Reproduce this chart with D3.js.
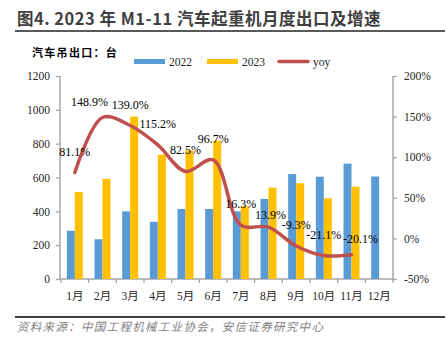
<!DOCTYPE html>
<html>
<head>
<meta charset="utf-8">
<script src="https://cdn.jsdelivr.net/npm/d3@7"></script>
<style>
  body { margin: 0; background: #fff; }
  svg { display: block; }
</style>
</head>
<body>
<div id="chart-area"></div>
<script>
// 数据
const months = ["1月", "2月", "3月", "4月", "5月", "6月", "7月", "8月", "9月", "10月", "11月", "12月"];
const exports2022 = [285, 235, 400, 338, 414, 414, 400, 473, 621, 605, 682, 606];
const exports2023 = [515, 592, 960, 735, 760, 818, 430, 540, 566, 477, 546];
const yoy = [81.1, 148.9, 139.0, 115.2, 82.5, 96.7, 16.3, 13.9, -9.3, -21.1, -20.1];
const leftTicks = [0, 200, 400, 600, 800, 1000, 1200];
const rightTicks = [-50, 0, 50, 100, 150, 200];
// 个别标签的微调 [dx, dy]
const labelNudge = [[0, 0], [-13, 6], [0, 0], [0, 0], [0, 0], [0, 0], [0, 0], [2, 9], [0, 0], [0, 0], [9, 5]];

const width = 446;
const height = 346;
const serif = "'Liberation Serif', 'Times New Roman', 'Noto Sans CJK SC', serif";
const cjk = "'Noto Sans CJK SC', sans-serif";

const svg = d3.select("#chart-area")
    .append("svg")
    .attr("width", width)
    .attr("height", height);

// 标题
svg.append("text")
    .attr("x", 17)
    .attr("y", 25)
    .attr("font-family", cjk)
    .attr("font-weight", "bold")
    .attr("font-size", "16.5px")
    .attr("letter-spacing", "0.5px")
    .attr("fill", "#404040")
    .text("图4. 2023 年 M1-11 汽车起重机月度出口及增速");

svg.append("line")
    .attr("x1", 15).attr("x2", 445)
    .attr("y1", 31).attr("y2", 31)
    .attr("stroke", "#595959")
    .attr("stroke-width", 2);

svg.append("text")
    .attr("x", 32)
    .attr("y", 57)
    .attr("font-family", cjk)
    .attr("font-weight", "bold")
    .attr("font-size", "11px")
    .attr("letter-spacing", "1.3px")
    .attr("fill", "#000")
    .text("汽车吊出口：台");

// 比例尺
const x = d3.scaleBand()
    .domain(months)
    .range([61, 393]);

const xInner = d3.scaleBand()
    .domain(["2022", "2023"])
    .range([0, x.bandwidth()])
    .paddingOuter(0.73);

const y = d3.scaleLinear()
    .domain([0, 1200])
    .range([279, 76]);

const y2 = d3.scaleLinear()
    .domain([-50, 200])
    .range([279, 76]);

// 坐标轴
const axisColor = "#a6a6a6";

const leftAxis = svg.append("g")
    .attr("transform", "translate(60,0)")
    .call(d3.axisLeft(y).tickValues(leftTicks).tickSize(4).tickPadding(6).tickFormat(d3.format("d")));

const rightAxis = svg.append("g")
    .attr("transform", "translate(393,0)")
    .call(d3.axisRight(y2).tickValues(rightTicks).tickSize(4).tickPadding(7).tickFormat(d => `${d}%`));

const bottomAxis = svg.append("g")
    .attr("transform", "translate(0,279)")
    .call(d3.axisBottom(x).tickSize(0).tickPadding(13));

// 类别分隔刻度
bottomAxis.selectAll(".sep")
    .data(d3.range(months.length + 1))
    .enter()
    .append("line")
    .attr("class", "sep")
    .attr("x1", i => 61 + i * x.step())
    .attr("x2", i => 61 + i * x.step())
    .attr("y1", 0)
    .attr("y2", 4)
    .attr("stroke", axisColor)
    .attr("stroke-width", 1.3);

[leftAxis, rightAxis, bottomAxis].forEach(a => {
    a.select(".domain").attr("stroke", axisColor).attr("stroke-width", 1.5);
    a.selectAll(".tick line").attr("stroke", axisColor).attr("stroke-width", 1.3);
    a.selectAll("text")
        .attr("font-family", serif)
        .attr("font-size", "11.5px")
        .attr("fill", "#262626");
});
leftAxis.select(".domain").attr("d", "M0,76V279");
rightAxis.select(".domain").attr("d", "M0,76V279");
bottomAxis.select(".domain").attr("d", "M60,0H393");

// 柱子
svg.append("g")
    .selectAll("rect")
    .data(exports2022)
    .enter()
    .append("rect")
    .attr("x", (d, i) => x(months[i]) + xInner("2022"))
    .attr("y", d => y(d))
    .attr("width", xInner.bandwidth())
    .attr("height", d => y(0) - y(d))
    .attr("fill", "#5b9bd5");

svg.append("g")
    .selectAll("rect")
    .data(exports2023)
    .enter()
    .append("rect")
    .attr("x", (d, i) => x(months[i]) + xInner("2023"))
    .attr("y", d => y(d))
    .attr("width", xInner.bandwidth())
    .attr("height", d => y(0) - y(d))
    .attr("fill", "#ffc000");

// 同比折线
const line = d3.line()
    .x((d, i) => x(months[i]) + x.bandwidth() / 2)
    .y(d => y2(d))
    .curve(d3.curveCatmullRom.alpha(0.5));

svg.append("path")
    .datum(yoy)
    .attr("d", line)
    .attr("fill", "none")
    .attr("stroke", "#c0504d")
    .attr("stroke-width", 3.5)
    .attr("stroke-linecap", "round");

svg.append("g")
    .selectAll("text")
    .data(yoy)
    .enter()
    .append("text")
    .attr("x", (d, i) => x(months[i]) + x.bandwidth() / 2 + labelNudge[i][0])
    .attr("y", (d, i) => y2(d) - 17 + labelNudge[i][1])
    .attr("text-anchor", "middle")
    .attr("font-family", serif)
    .attr("font-size", "12px")
    .attr("fill", "#000")
    .text(d => `${d.toFixed(1)}%`);

// 图例
const legend = svg.append("g").attr("font-family", serif).attr("font-size", "11.5px").attr("fill", "#262626");
const legendItems = [
    { name: "2022", color: "#5b9bd5", x: 134, type: "rect" },
    { name: "2023", color: "#ffc000", x: 207, type: "rect" },
    { name: "yoy", color: "#c0504d", x: 278, type: "line" }
];
legendItems.forEach(it => {
    if (it.type === "rect") {
        legend.append("rect")
            .attr("x", it.x).attr("y", 59)
            .attr("width", 31).attr("height", 5)
            .attr("fill", it.color);
    } else {
        legend.append("line")
            .attr("x1", it.x + 1).attr("x2", it.x + 30)
            .attr("y1", 61.5).attr("y2", 61.5)
            .attr("stroke", it.color)
            .attr("stroke-width", 3.5)
            .attr("stroke-linecap", "round");
    }
    legend.append("text")
        .attr("x", it.x + 35)
        .attr("y", 65.5)
        .text(it.name);
});

// 底部来源
svg.append("line")
    .attr("x1", 15).attr("x2", 445)
    .attr("y1", 317).attr("y2", 317)
    .attr("stroke", "#404040")
    .attr("stroke-width", 2);

svg.append("text")
    .attr("x", 17)
    .attr("y", 331)
    .attr("font-family", cjk)
    .attr("font-style", "italic")
    .attr("font-size", "11.5px")
    .attr("letter-spacing", "1.3px")
    .attr("fill", "#7f7f7f")
    .text("资料来源：中国工程机械工业协会，安信证券研究中心");
</script>
</body>
</html>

────────────────────

● **Given exercise**
Omit each picture, then return all of the listing exactly as it stands.

● **Exercise solution**
Reproduce this chart with D3.js.
<!DOCTYPE html>
<html>
<head>
<meta charset="utf-8">
<script src="https://cdn.jsdelivr.net/npm/d3@7"></script>
<style>
  body { margin: 0; background: #fff; }
  svg { display: block; }
</style>
</head>
<body>
<div id="chart-area"></div>
<script>
// 数据
const months = ["1月", "2月", "3月", "4月", "5月", "6月", "7月", "8月", "9月", "10月", "11月", "12月"];
const exports2022 = [285, 235, 400, 338, 414, 414, 400, 473, 621, 605, 682, 606];
const exports2023 = [515, 592, 960, 735, 760, 818, 430, 540, 566, 477, 546];
const yoy = [81.1, 148.9, 139.0, 115.2, 82.5, 96.7, 16.3, 13.9, -9.3, -21.1, -20.1];
const leftTicks = [0, 200, 400, 600, 800, 1000, 1200];
const rightTicks = [-50, 0, 50, 100, 150, 200];
// 个别标签的微调 [dx, dy]
const labelNudge = [[0, 0], [-13, 6], [0, 0], [0, 0], [0, 0], [0, 0], [0, 0], [2, 9], [0, 0], [0, 0], [9, 5]];

const width = 446;
const height = 346;
const serif = "'Liberation Serif', 'Times New Roman', 'Noto Sans CJK SC', serif";
const cjk = "'Noto Sans CJK SC', sans-serif";

const svg = d3.select("#chart-area")
    .append("svg")
    .attr("width", width)
    .attr("height", height);

// 标题
svg.append("text")
    .attr("x", 17)
    .attr("y", 25)
    .attr("font-family", cjk)
    .attr("font-weight", "bold")
    .attr("font-size", "16.5px")
    .attr("letter-spacing", "0.5px")
    .attr("fill", "#404040")
    .text("图4. 2023 年 M1-11 汽车起重机月度出口及增速");

svg.append("line")
    .attr("x1", 15).attr("x2", 445)
    .attr("y1", 31).attr("y2", 31)
    .attr("stroke", "#595959")
    .attr("stroke-width", 2);

svg.append("text")
    .attr("x", 32)
    .attr("y", 57)
    .attr("font-family", cjk)
    .attr("font-weight", "bold")
    .attr("font-size", "11px")
    .attr("letter-spacing", "1.3px")
    .attr("fill", "#000")
    .text("汽车吊出口：台");

// 比例尺
const x = d3.scaleBand()
    .domain(months)
    .range([61, 393]);

const xInner = d3.scaleBand()
    .domain(["2022", "2023"])
    .range([0, x.bandwidth()])
    .paddingOuter(0.73);

const y = d3.scaleLinear()
    .domain([0, 1200])
    .range([279, 76]);

const y2 = d3.scaleLinear()
    .domain([-50, 200])
    .range([279, 76]);

// 坐标轴
const axisColor = "#a6a6a6";

const leftAxis = svg.append("g")
    .attr("transform", "translate(60,0)")
    .call(d3.axisLeft(y).tickValues(leftTicks).tickSize(4).tickPadding(6).tickFormat(d3.format("d")));

const rightAxis = svg.append("g")
    .attr("transform", "translate(393,0)")
    .call(d3.axisRight(y2).tickValues(rightTicks).tickSize(4).tickPadding(7).tickFormat(d => `${d}%`));

const bottomAxis = svg.append("g")
    .attr("transform", "translate(0,279)")
    .call(d3.axisBottom(x).tickSize(0).tickPadding(13));

// 类别分隔刻度
bottomAxis.selectAll(".sep")
    .data(d3.range(months.length + 1))
    .enter()
    .append("line")
    .attr("class", "sep")
    .attr("x1", i => 61 + i * x.step())
    .attr("x2", i => 61 + i * x.step())
    .attr("y1", 0)
    .attr("y2", 4)
    .attr("stroke", axisColor)
    .attr("stroke-width", 1.3);

[leftAxis, rightAxis, bottomAxis].forEach(a => {
    a.select(".domain").attr("stroke", axisColor).attr("stroke-width", 1.5);
    a.selectAll(".tick line").attr("stroke", axisColor).attr("stroke-width", 1.3);
    a.selectAll("text")
        .attr("font-family", serif)
        .attr("font-size", "11.5px")
        .attr("fill", "#262626");
});
leftAxis.select(".domain").attr("d", "M0,76V279");
rightAxis.select(".domain").attr("d", "M0,76V279");
bottomAxis.select(".domain").attr("d", "M60,0H393");

// 柱子
svg.append("g")
    .selectAll("rect")
    .data(exports2022)
    .enter()
    .append("rect")
    .attr("x", (d, i) => x(months[i]) + xInner("2022"))
    .attr("y", d => y(d))
    .attr("width", xInner.bandwidth())
    .attr("height", d => y(0) - y(d))
    .attr("fill", "#5b9bd5");

svg.append("g")
    .selectAll("rect")
    .data(exports2023)
    .enter()
    .append("rect")
    .attr("x", (d, i) => x(months[i]) + xInner("2023"))
    .attr("y", d => y(d))
    .attr("width", xInner.bandwidth())
    .attr("height", d => y(0) - y(d))
    .attr("fill", "#ffc000");

// 同比折线
const line = d3.line()
    .x((d, i) => x(months[i]) + x.bandwidth() / 2)
    .y(d => y2(d))
    .curve(d3.curveCatmullRom.alpha(0.5));

svg.append("path")
    .datum(yoy)
    .attr("d", line)
    .attr("fill", "none")
    .attr("stroke", "#c0504d")
    .attr("stroke-width", 3.5)
    .attr("stroke-linecap", "round");

svg.append("g")
    .selectAll("text")
    .data(yoy)
    .enter()
    .append("text")
    .attr("x", (d, i) => x(months[i]) + x.bandwidth() / 2 + labelNudge[i][0])
    .attr("y", (d, i) => y2(d) - 17 + labelNudge[i][1])
    .attr("text-anchor", "middle")
    .attr("font-family", serif)
    .attr("font-size", "12px")
    .attr("fill", "#000")
    .text(d => `${d.toFixed(1)}%`);

// 图例
const legend = svg.append("g").attr("font-family", serif).attr("font-size", "11.5px").attr("fill", "#262626");
const legendItems = [
    { name: "2022", color: "#5b9bd5", x: 134, type: "rect" },
    { name: "2023", color: "#ffc000", x: 207, type: "rect" },
    { name: "yoy", color: "#c0504d", x: 278, type: "line" }
];
legendItems.forEach(it => {
    if (it.type === "rect") {
        legend.append("rect")
            .attr("x", it.x).attr("y", 59)
            .attr("width", 31).attr("height", 5)
            .attr("fill", it.color);
    } else {
        legend.append("line")
            .attr("x1", it.x + 1).attr("x2", it.x + 30)
            .attr("y1", 61.5).attr("y2", 61.5)
            .attr("stroke", it.color)
            .attr("stroke-width", 3.5)
            .attr("stroke-linecap", "round");
    }
    legend.append("text")
        .attr("x", it.x + 35)
        .attr("y", 65.5)
        .text(it.name);
});

// 底部来源
svg.append("line")
    .attr("x1", 15).attr("x2", 445)
    .attr("y1", 317).attr("y2", 317)
    .attr("stroke", "#404040")
    .attr("stroke-width", 2);

svg.append("text")
    .attr("x", 17)
    .attr("y", 331)
    .attr("font-family", cjk)
    .attr("font-style", "italic")
    .attr("font-size", "11.5px")
    .attr("letter-spacing", "1.3px")
    .attr("fill", "#7f7f7f")
    .text("资料来源：中国工程机械工业协会，安信证券研究中心");
</script>
</body>
</html>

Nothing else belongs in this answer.